China seems to be the only country in the region with a well-developed infrastructure for an education in music.
ISME, the International Society for Music Education held its first South Asia Regional Conference in Bengaluru, hosted by the prestigious National Institute of Advanced Studies. Co organisers were SaPa, the Subramaniam Academy of Performing Arts set up by Dr L. Subramaniam, and Harmony, The Music School.
This was certainly a great initiative, but the conference brought out the woefully inadequate facilities for music education in all the countries of the region that participated — India, Sri Lanka, Nepal and Bangladesh. China seems to be the only country in the region with a well-developed infrastructure for an education in music, which is of course confined to western classical or Chinese music. Despite the entire region being so rich musically, it is sad that music as a career is not treated seriously. In India, a country with a billion plus people, there are very few Universities that offer Music as a subject to be taken up later as a career option; there are so few colleges devoted to Music, Bhatkhande in Lucknow, Goa University, Vishwa Bharati, Kolkata and Khairagarh University, amongst others, being the exceptions rather than the norm.

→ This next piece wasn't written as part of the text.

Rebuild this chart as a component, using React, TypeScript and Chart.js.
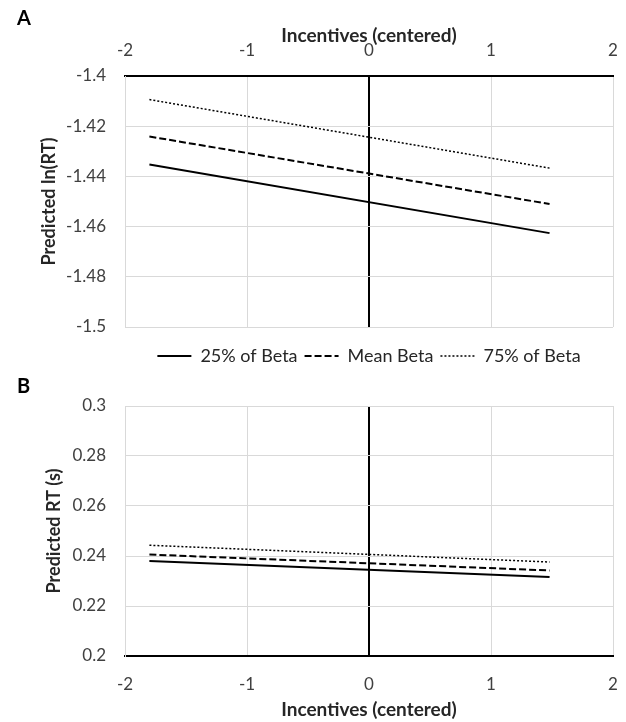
import React, { useEffect, useRef } from 'react';
import { Chart, registerables } from 'chart.js';

Chart.register(...registerables);

const FONT = 'Lato, "Open Sans", "DejaVu Sans", sans-serif';

// ---- data ----
const incentives = [-1.8, 1.48];
const seriesLabels = ['25% of Beta', 'Mean Beta', '75% of Beta'];
const lnRT25 = [-1.4353, -1.4626];
const lnRTMean = [-1.4241, -1.451];
const lnRT75 = [-1.4094, -1.4367];
const rt25 = [0.238, 0.2316];
const rtMean = [0.2406, 0.2342];
const rt75 = [0.2443, 0.2376];
const xTitle = 'Incentives (centered)';
const yTitleA = 'Predicted ln(RT)';
const yTitleB = 'Predicted RT (s)';

// ---- styles ----
const lineStyles = [
  { borderDash: [] as number[], borderWidth: 2 },
  { borderDash: [7, 3], borderWidth: 2 },
  { borderDash: [2, 2], borderWidth: 1.5 },
];
const GRID = '#d9d9d9';
const TICK_COLOR = '#404040';
const TITLE_COLOR = '#262626';

const fmt = (v: number) => String(Math.round(v * 100) / 100);
const near = (a: number, b: number) => Math.abs(a - b) < 1e-9;

function makeDatasets(series: number[][]) {
  return series.map((vals, i) => ({
    label: seriesLabels[i],
    data: incentives.map((x, j) => ({ x, y: vals[j] })),
    showLine: true,
    borderColor: '#000',
    backgroundColor: '#000',
    pointRadius: 0,
    pointHoverRadius: 0,
    fill: false,
    ...lineStyles[i],
  }));
}

function panelLabel(text: string, x: number, y: number) {
  return {
    id: 'panelLabel' + text,
    afterDraw(chart: any) {
      const ctx = chart.ctx;
      ctx.save();
      ctx.font = `bold 20px ${FONT}`;
      ctx.fillStyle = '#000';
      ctx.textBaseline = 'middle';
      ctx.textAlign = 'left';
      ctx.fillText(text, x, y);
      ctx.restore();
    },
  };
}

function xGrid(boldValue: number, tickLength: number) {
  return {
    drawTicks: true,
    tickLength,
    tickColor: 'rgba(0,0,0,0)',
    color: (c: any) => (c.tick && near(c.tick.value, boldValue) ? '#000' : GRID),
    lineWidth: (c: any) => (c.tick && near(c.tick.value, boldValue) ? 2 : 1),
  };
}

function legendLabels(chart: any) {
  return chart.data.datasets.map((ds: any, i: number) => ({
    text: ds.label,
    datasetIndex: i,
    fillStyle: '#000',
    strokeStyle: '#000',
    lineWidth: ds.borderWidth,
    lineDash: ds.borderDash,
    lineCap: 'butt',
    pointStyle: 'line',
    hidden: false,
    fontColor: TITLE_COLOR,
  }));
}

function configA(): any {
  return {
    type: 'scatter',
    data: { datasets: makeDatasets([lnRT25, lnRTMean, lnRT75]) },
    options: {
      animation: false,
      responsive: false,
      maintainAspectRatio: false,
      layout: { padding: { left: 0, right: 13, top: 0, bottom: 0 } },
      plugins: {
        tooltip: { enabled: false },
        legend: {
          position: 'bottom',
          fullSize: false,
          labels: {
            usePointStyle: true,
            pointStyle: 'line',
            pointStyleWidth: 34,
            padding: 7,
            color: TITLE_COLOR,
            font: { family: FONT, size: 18 },
            generateLabels: legendLabels,
          },
        },
      },
      scales: {
        x: {
          type: 'linear',
          position: 'top',
          min: -2,
          max: 2,
          ticks: { stepSize: 1, padding: 0, color: TICK_COLOR, font: { family: FONT, size: 17 }, callback: (v: number) => fmt(v) },
          grid: xGrid(0, 15),
          border: { color: '#000', width: 2 },
          title: { display: true, text: xTitle, color: TITLE_COLOR, font: { family: FONT, size: 19, weight: 'bold' }, padding: { top: 24, bottom: 0 } },
          afterFit: (s: any) => { s.height = 76; },
        },
        xGap: {
          type: 'linear',
          position: 'bottom',
          min: 0,
          max: 1,
          display: true,
          ticks: { display: false },
          grid: { display: false, drawTicks: false },
          border: { display: false },
          afterFit: (s: any) => { s.height = 13; },
        },
        y: {
          type: 'linear',
          min: -1.5,
          max: -1.4,
          ticks: { stepSize: 0.02, padding: 19, color: TICK_COLOR, font: { family: FONT, size: 17 }, callback: (v: number) => fmt(v) },
          grid: {
            drawTicks: false,
            color: (c: any) => (c.tick && near(c.tick.value, -1.4) ? '#000' : GRID),
            lineWidth: (c: any) => (c.tick && near(c.tick.value, -1.4) ? 2 : 1),
          },
          border: { color: GRID, width: 1 },
          title: { display: true, text: yTitleA, color: TITLE_COLOR, font: { family: FONT, size: 18, weight: 'bold' }, padding: { top: 38, bottom: 0 } },
          afterFit: (s: any) => { s.width = 125; },
        },
      },
    },
    plugins: [panelLabel('A', 17, 19)],
  };
}

function configB(): any {
  return {
    type: 'scatter',
    data: { datasets: makeDatasets([rt25, rtMean, rt75]) },
    options: {
      animation: false,
      responsive: false,
      maintainAspectRatio: false,
      layout: { padding: { left: 0, right: 13, top: 31, bottom: 0 } },
      plugins: {
        tooltip: { enabled: false },
        legend: { display: false },
      },
      scales: {
        x: {
          type: 'linear',
          position: 'bottom',
          min: -2,
          max: 2,
          ticks: { stepSize: 1, padding: 0, color: TICK_COLOR, font: { family: FONT, size: 17 }, callback: (v: number) => fmt(v) },
          grid: xGrid(0, 18),
          border: { color: '#000', width: 2 },
          title: { display: true, text: xTitle, color: TITLE_COLOR, font: { family: FONT, size: 19, weight: 'bold' }, padding: { top: 0, bottom: 1 } },
          afterFit: (s: any) => { s.height = 66; },
        },
        y: {
          type: 'linear',
          min: 0.2,
          max: 0.3,
          ticks: { stepSize: 0.02, padding: 19, color: TICK_COLOR, font: { family: FONT, size: 17 }, callback: (v: number) => fmt(v) },
          grid: {
            drawTicks: false,
            color: (c: any) => (c.tick && near(c.tick.value, 0.2) ? '#000' : GRID),
            lineWidth: (c: any) => (c.tick && near(c.tick.value, 0.2) ? 2 : 1),
          },
          border: { color: GRID, width: 1 },
          title: { display: true, text: yTitleB, color: TITLE_COLOR, font: { family: FONT, size: 18, weight: 'bold' }, padding: { top: 43, bottom: 0 } },
          afterFit: (s: any) => { s.width = 125; },
        },
      },
    },
    plugins: [panelLabel('B', 17, 12)],
  };
}

export default function App() {
  const refA = useRef<HTMLCanvasElement>(null);
  const refB = useRef<HTMLCanvasElement>(null);
  useEffect(() => {
    const a = new Chart(refA.current as HTMLCanvasElement, configA());
    const b = new Chart(refB.current as HTMLCanvasElement, configB());
    return () => {
      a.destroy();
      b.destroy();
    };
  }, []);
  return (
    <div style={{ position: 'absolute', left: 0, top: 0, width: 626, height: 722, background: '#fff' }}>
      <canvas ref={refA} width={626} height={375} style={{ position: 'absolute', left: 0, top: 0, width: 626, height: 375 }} />
      <canvas ref={refB} width={626} height={347} style={{ position: 'absolute', left: 0, top: 375, width: 626, height: 347 }} />
    </div>
  );
}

Perhaps this was why there was no participation at the government level at all — neither Central nor state. One would have hoped for speakers giving the government perspective, as well as decision makers participating as the audience.
The keynote speakers were Professor Higgins from UK, current president of ISME, Prof Graham Welch from UK, Professor Margaret Barrett from Australia, Prof Baldev Raj, director National Institute of Advanced Studies Bangalore, and internationally renowned artistes Bombay Jayashri and Ricky Kej. Erudite talks by guests of honour Dr T.S. Satyavathi and Padma Bhushan Prof V.S. Ramamurthy, though not related to the subject of music education were illuminating. Prof Baldev Raj put music into its correct context “70 years of being linked with science and technology made me realise there is more to Life, and that the Arts are equally important.” Prof Lee Higgins succinctly put it “Music differentiates us from other species”.
Dr Satyavathi, a Sankrit scholar and musician who has done her doctorate on an illuminating 12th century treatise on music in Sanskrit, in her Inaugural speech, established what music meant in an Indian context - Music is not to entertain, but to uplift us from the mundane. In India, from womb to tomb, music has had a role to play in our lives, and this has been so from time immemorial. Music enables 3 emotions – “druthi” (enabling our emotions to be released) “deepti” (energizing our emotions) and “shanti” (bringing about peace). In India the study of classical music is in transition, moving from personalised teaching to institutionalized teaching; this brings about both opportunities and challenges, she said.
The two and a half day intensive talks by various educators and stake holders brought out the importance of music in one’s life, at every level. From bringing down stress levels in day to day life, to medically helping children in the autism spectrum, the importance of music was spelt out in a series of talks by various speakers, as diverse as Dr Kirthana Kunikullaya, and Sharmin Sultana Sumi of the leading pop band from Bangladesh Chirkutt. Dr Graham Welch made the fascinating point “the architecture of the brain enables it to keep absorbing and learning, so music can make changes in the brain cells, and can be therapeutic.”
Other topics discussed were the techniques of teaching children specially, by speakers including Solveig Korum from Norway, Heidi Westurlund, Danielle Treacy and Vilma Timolen from Finland, Kieran Hurley and Andrew Beck from Australia, Maria Carter from United Arab Emirates, Maud Van de Worp from the Netherlands and Alice Bowmer from UK. Amongst other points made, a fascinating one was that studies revealed that exposing dyslexic children to rhythm actually helped them to read.
The Indian experience was talked about by Sandra Oberoi, Kanchana S Shrutiranjani, Bindu Subramaniam and violinist Ambi Subramaniam. Speakers from Sri Lanka, Nepal and China spoke about the ground realities of the issue in their own countries.
The importance of archiving our musical traditions, classical and non classical, were highlighted by Dr Vikram Sampath, and P.P. Sneha.
One of the areas of focus of the conference was how music can help children with autism – Smt Bombay Jayashri spoke of the experiences with children through the trust she has set up, Hitham, which has been working in the interiors of Tamil Nadu for many years.
Her emotion filled description of her experiences with children brought out the necessity for much more work needing to be done in the field. Dr Pratibha Karanth also spoke on the subject, and a workshop conducted by Deepa Krishnamurthy of the Tamahar Trust was revealing.
Ricky Kej, Grammy Awardee, revealed his core interest in the environment, through his music and music videos; the visual imagery of the Ganges under threat as part of the music video he screened was poignant. He spoke of his own experience in wanting to pursue a career in music, and finding no avenues at all.
What finally emerged after this intense sharing of thoughts from players across the globe, was the urgent need for a plan of action to bring about a comprehensive system of Music education in the region. The importance of India can be gauged from the fact that this is the 3rd event by ISME in India.
A 2nd Conference on the subject will be held in Kathmandu in 2019.